* Exercise requirements
The line holding "3.77, 3.82, 3.97];" is the last one to output; start at the first line of the data, keep every line in between exactly, and leave out pictures.

* Supplied material
========
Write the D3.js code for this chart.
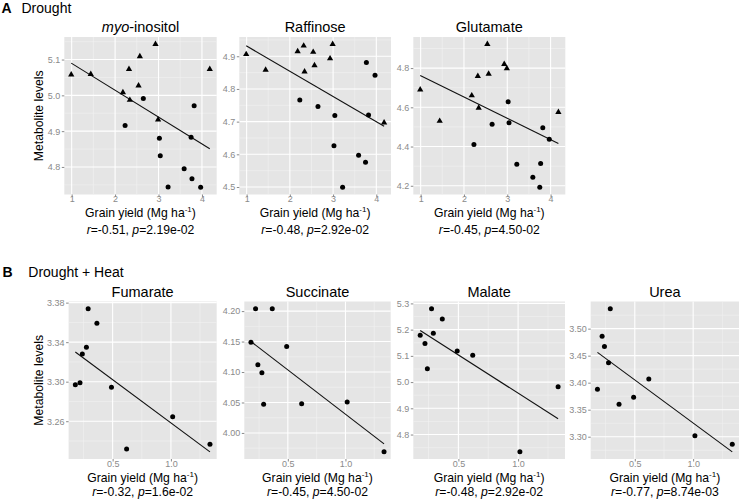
<!DOCTYPE html>
<html><head><meta charset="utf-8">
<script src="https://cdn.jsdelivr.net/npm/d3@7"></script>
<style>
body{margin:0;background:#fff}
svg{display:block}
text{font-family:"Liberation Sans",Arial,Helvetica,sans-serif}
</style>
</head><body>
<svg id="c" width="740" height="499"></svg>
<script>
// ---------- data ----------
// A: Drought (triangles and circles share grain yields across the three metabolites)
const droughtYieldTriangle = [0.99, 1.44, 2.18, 2.32, 2.34, 2.54, 2.57, 2.93, 2.99, 4.18];
const droughtYieldCircle   = [2.23, 2.65, 3.02, 3.04, 3.22, 3.59, 3.75, 3.77, 3.82, 3.97];

const myoTriangle = [5.058, 5.059, 5.008, 5.073, 4.987, 5.027, 5.109, 5.143, 4.932, 5.073];
const myoCircle   = [4.916, 4.991, 4.880, 4.831, 4.744, 4.795, 4.883, 4.767, 4.971, 4.743];
const myoFit      = [[0.99, 5.090], [4.18, 4.851]];

const raffTriangle = [4.906, 4.858, 4.915, 4.932, 4.853, 4.913, 4.872, 4.893, 4.937, 4.697];
const raffCircle   = [4.766, 4.746, 4.626, 4.719, 4.499, 4.597, 4.576, 4.881, 4.720, 4.842];
const raffFit      = [[0.99, 4.932], [4.18, 4.686]];

const gluTriangle = [4.690, 4.530, 4.660, 4.759, 4.597, 4.922, 4.770, 4.820, 4.798, 4.575];
const gluCircle   = [4.411, 4.514, 4.628, 4.521, 4.310, 4.244, 4.192, 4.313, 4.496, 4.437];
const gluFit      = [[0.99, 4.762], [4.18, 4.416]];

// B: Drought + Heat
const heatYield = [0.18, 0.22, 0.24, 0.275, 0.29, 0.365, 0.49, 0.62, 1.015, 1.335];
const fumarate  = [3.2968, 3.2988, 3.3281, 3.3348, 3.3739, 3.3591, 3.2944, 3.2320, 3.2644, 3.2368];
const fumFit    = [[0.18, 3.330], [1.335, 3.229]];
const succinate = [4.149, 4.204, 4.112, 4.099, 4.047, 4.204, 4.142, 4.048, 4.051, 3.969];
const succFit   = [[0.18, 4.150], [1.335, 3.982]];
const malate    = [5.179, 5.147, 5.051, 5.280, 5.186, 5.241, 5.119, 5.102, 4.734, 4.982];
const malFit    = [[0.18, 5.197], [1.335, 4.860]];
const urea      = [3.388, 3.486, 3.467, 3.437, 3.537, 3.360, 3.373, 3.407, 3.302, 3.286];
const ureaFit   = [[0.18, 3.456], [1.335, 3.272]];

// tick labels
const droughtXTicks = [1, 2, 3, 4];
const heatXTicks = [0.5, 1.0];
const myoYTicks  = [4.8, 4.9, 5.0, 5.1];
const raffYTicks = [4.5, 4.6, 4.7, 4.8, 4.9];
const gluYTicks  = [4.2, 4.4, 4.6, 4.8];
const fumYTicks  = [3.26, 3.30, 3.34, 3.38];
const succYTicks = [4.00, 4.05, 4.10, 4.15, 4.20];
const malYTicks  = [4.8, 4.9, 5.0, 5.1, 5.2, 5.3];
const ureaYTicks = [3.30, 3.35, 3.40, 3.45, 3.50];

// text
const droughtTitles = ["myo-inositol", "Raffinose", "Glutamate"];
const heatTitles = ["Fumarate", "Succinate", "Malate", "Urea"];
const droughtStats = [["-0.51", "2.19e-02"], ["-0.48", "2.92e-02"], ["-0.45", "4.50-02"]];
const heatStats = [["-0.32", "1.6e-02"], ["-0.45", "4.50-02"], ["-0.48", "2.92e-02"], ["-0.77", "8.74e-03"]];

// ---------- layout ----------
const rowA = {top: 37, bottom: 194.5, titleY: 31.5, xTitleY: 216.7, statY: 234.3,
  panels: [[64.3, 152.4], [239.3, 151.7], [413.3, 152]]};
const rowB = {top: 301.5, bottom: 459, titleY: 296.5, xTitleY: 481.5, statY: 495.5,
  panels: [[68.6, 148.1], [244.3, 146.4], [413.3, 151.7], [590.7, 148.3]]};

const svg = d3.select("#c");
const tickCol = "#8a8a8a";

function drawPanel(opt) {
  const {left, width, row, xs, ys, shapes, fit, xTicks, yTicks, xFmt, yFmt, title, stat, yTitle} = opt;
  const top = row.top, height = row.bottom - row.top;
  const allX = xs.concat([fit[0][0], fit[1][0]]);
  const allY = ys.concat([fit[0][1], fit[1][1]]);
  const [x0, x1] = d3.extent(allX), [y0, y1] = d3.extent(allY);
  const px = (x1 - x0) * 0.05, py = (y1 - y0) * 0.05;
  const x = d3.scaleLinear().domain([x0 - px, x1 + px]).range([0, width]);
  const y = d3.scaleLinear().domain([y0 - py, y1 + py]).range([height, 0]);

  const g = svg.append("g").attr("transform", `translate(${left},${top})`);
  g.append("rect").attr("width", width).attr("height", height).attr("fill", "#E5E5E5");

  function minors(ticks, sc) {
    const step = ticks[1] - ticks[0];
    const [a, b] = sc.domain();
    const out = [];
    for (let v = ticks[0] - step / 2; v <= b + 1e-9; v += step) if (v >= a) out.push(v);
    return out;
  }
  g.selectAll(".mx").data(minors(xTicks, x)).join("line")
    .attr("x1", d => x(d)).attr("x2", d => x(d)).attr("y1", 0).attr("y2", height)
    .attr("stroke", "#F2F2F2").attr("stroke-width", 0.6);
  g.selectAll(".my").data(minors(yTicks, y)).join("line")
    .attr("y1", d => y(d)).attr("y2", d => y(d)).attr("x1", 0).attr("x2", width)
    .attr("stroke", "#F2F2F2").attr("stroke-width", 0.6);
  g.selectAll(".gx").data(xTicks).join("line")
    .attr("x1", d => x(d)).attr("x2", d => x(d)).attr("y1", 0).attr("y2", height)
    .attr("stroke", "#fff").attr("stroke-width", 1.1);
  g.selectAll(".gy").data(yTicks).join("line")
    .attr("y1", d => y(d)).attr("y2", d => y(d)).attr("x1", 0).attr("x2", width)
    .attr("stroke", "#fff").attr("stroke-width", 1.1);

  const ax = g.append("g").attr("transform", `translate(0,${height})`)
    .call(d3.axisBottom(x).tickValues(xTicks).tickFormat(d3.format(xFmt)).tickSize(2.5).tickPadding(1));
  const ay = g.append("g")
    .call(d3.axisLeft(y).tickValues(yTicks).tickFormat(d3.format(yFmt)).tickSize(2.5).tickPadding(1.5));
  [ax, ay].forEach(a => {
    a.select(".domain").remove();
    a.selectAll("line").attr("stroke", tickCol);
    a.selectAll("text").attr("fill", tickCol).style("font-size", "9px")
      .style("font-family", '"Liberation Sans",Arial,sans-serif');
  });
  ax.selectAll("text").attr("y", 1.5);

  g.append("line")
    .attr("x1", x(fit[0][0])).attr("y1", y(fit[0][1]))
    .attr("x2", x(fit[1][0])).attr("y2", y(fit[1][1]))
    .attr("stroke", "#111").attr("stroke-width", 1.1);

  const pts = xs.map((v, i) => ({x: v, y: ys[i], s: shapes[i]}));
  g.selectAll(".c").data(pts.filter(d => d.s === "c")).join("circle")
    .attr("cx", d => x(d.x)).attr("cy", d => y(d.y)).attr("r", 2.5).attr("fill", "#000");
  const tri = d3.symbol(d3.symbolTriangle, 17);
  g.selectAll(".t").data(pts.filter(d => d.s === "t")).join("path")
    .attr("d", tri).attr("transform", d => `translate(${x(d.x)},${y(d.y)})`).attr("fill", "#000");

  const cx = left + width / 2;
  const tt = svg.append("text").attr("x", cx).attr("y", row.titleY).attr("text-anchor", "middle")
    .style("font-size", "14.5px").attr("fill", "#000");
  if (title === "myo-inositol") {
    tt.append("tspan").style("font-style", "italic").text("myo");
    tt.append("tspan").text("-inositol");
  } else tt.text(title);

  const xt = svg.append("text").attr("x", cx).attr("y", row.xTitleY).attr("text-anchor", "middle")
    .style("font-size", "12.2px").attr("fill", "#000");
  xt.append("tspan").text("Grain yield (Mg ha");
  xt.append("tspan").attr("dy", -4.5).style("font-size", "8px").text("-1");
  xt.append("tspan").attr("dy", 4.5).text(")");

  const st = svg.append("text").attr("x", cx).attr("y", row.statY).attr("text-anchor", "middle")
    .style("font-size", "12.2px").attr("fill", "#000");
  st.append("tspan").style("font-style", "italic").text("r");
  st.append("tspan").text("=" + stat[0] + ", ");
  st.append("tspan").style("font-style", "italic").text("p");
  st.append("tspan").text("=" + stat[1]);

  if (yTitle) {
    svg.append("text").attr("transform", `translate(42.5,${top + height / 2}) rotate(-90)`)
      .attr("text-anchor", "middle").style("font-size", "12.2px").attr("fill", "#000")
      .text("Metabolite levels");
  }
}

// Row A
const droughtSeries = [[myoTriangle, myoCircle, myoFit, myoYTicks],
                       [raffTriangle, raffCircle, raffFit, raffYTicks],
                       [gluTriangle, gluCircle, gluFit, gluYTicks]];
droughtSeries.forEach((s, i) => {
  const xs = droughtYieldTriangle.concat(droughtYieldCircle);
  const ys = s[0].concat(s[1]);
  const shapes = droughtYieldTriangle.map(() => "t").concat(droughtYieldCircle.map(() => "c"));
  drawPanel({left: rowA.panels[i][0], width: rowA.panels[i][1], row: rowA, xs, ys, shapes,
    fit: s[2], xTicks: droughtXTicks, yTicks: s[3], xFmt: "d", yFmt: ".1f",
    title: droughtTitles[i], stat: droughtStats[i], yTitle: i === 0});
});

// Row B
const heatSeries = [[fumarate, fumFit, fumYTicks, ".2f"], [succinate, succFit, succYTicks, ".2f"],
                    [malate, malFit, malYTicks, ".1f"], [urea, ureaFit, ureaYTicks, ".2f"]];
heatSeries.forEach((s, i) => {
  drawPanel({left: rowB.panels[i][0], width: rowB.panels[i][1], row: rowB, xs: heatYield, ys: s[0],
    shapes: heatYield.map(() => "c"), fit: s[1], xTicks: heatXTicks, yTicks: s[2], xFmt: ".1f", yFmt: s[3],
    title: heatTitles[i], stat: heatStats[i], yTitle: i === 0});
});

// panel letters
svg.append("text").attr("x", 1.5).attr("y", 12.5).style("font-size", "14px").style("font-weight", "bold").text("A");
svg.append("text").attr("x", 21.5).attr("y", 12.5).style("font-size", "14px").text("Drought");
svg.append("text").attr("x", 2.5).attr("y", 276.5).style("font-size", "14px").style("font-weight", "bold").text("B");
svg.append("text").attr("x", 28.3).attr("y", 276.5).style("font-size", "14px").text("Drought + Heat");
</script>
</body></html>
========
* Task response
Write the D3.js code for this chart.
<!DOCTYPE html>
<html><head><meta charset="utf-8">
<script src="https://cdn.jsdelivr.net/npm/d3@7"></script>
<style>
body{margin:0;background:#fff}
svg{display:block}
text{font-family:"Liberation Sans",Arial,Helvetica,sans-serif}
</style>
</head><body>
<svg id="c" width="740" height="499"></svg>
<script>
// ---------- data ----------
// A: Drought (triangles and circles share grain yields across the three metabolites)
const droughtYieldTriangle = [0.99, 1.44, 2.18, 2.32, 2.34, 2.54, 2.57, 2.93, 2.99, 4.18];
const droughtYieldCircle   = [2.23, 2.65, 3.02, 3.04, 3.22, 3.59, 3.75, 3.77, 3.82, 3.97];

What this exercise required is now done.